John Boorman’s films, taken together, construct a profound labyrinth of multiple trajectories and suggest a continuing journey. Their multiple and segmented narrative lines, their inverted grammatical tenses, map its route as it twists into a vortex. In filming claustrophobic encounters in forests, on islands, or in vast unknown landscapes, John Boorman crafts his cinema like a crime story. Often placed in conditions of survival, Boorman’s characters must finish their journey by looking themselves in the face, because "the hero commits himself to an adventure in fixing a precise goal ; this adventure conceals at its heart a deeper meaning that escapes him ; this meaning is revealed over the course of a final confrontation with himself." The film thus becomes a space for experimentation, through camera movement, use of sound, or temporality ; John Boorman observes and films situations and experiences...from the day after. If a film is a means of transportation as well as communication, (especially if one thinks in terms of Exorcist II:The Heretic) it is also a dream-space, a reality worked over by alternativity.

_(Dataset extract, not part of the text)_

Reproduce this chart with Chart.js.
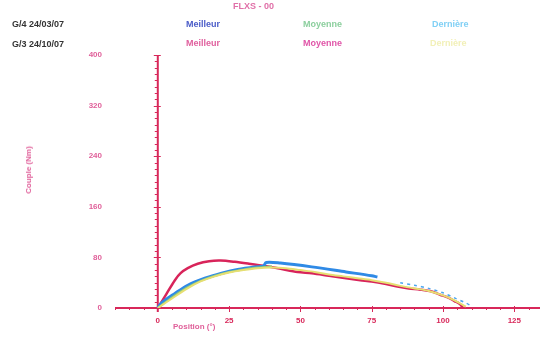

From one dream to another, Boorman’s films create a ceaseless unease. The resemblance to a recurring nightmare partially constituting Boorman’s work is not without its political dimension. As Michel Ciment wrote about "Deliverance" : "The film is a new commentary on America by means of a reflection on cinematographic genres, a reflection that characterizes Boorman’s art. Here is a modern Western in which the filmmaker will turn a certain number of American mythologies inside out." These films express a point of view on reality, as well as putting into question the foundations of American society, or those of Western civilization in general.
"Dans le labyrinthe de John Boorman" is a series of events—film projections organized by Pascale Cassagnau, at the invitation of Isabelle Le Normand, in Mains d’Œuvres’ Star Trek Room—consisting of presentations of John Boorman’s films by artists, each explaining how a certain film crystallizes current artistic research or echoes their own work.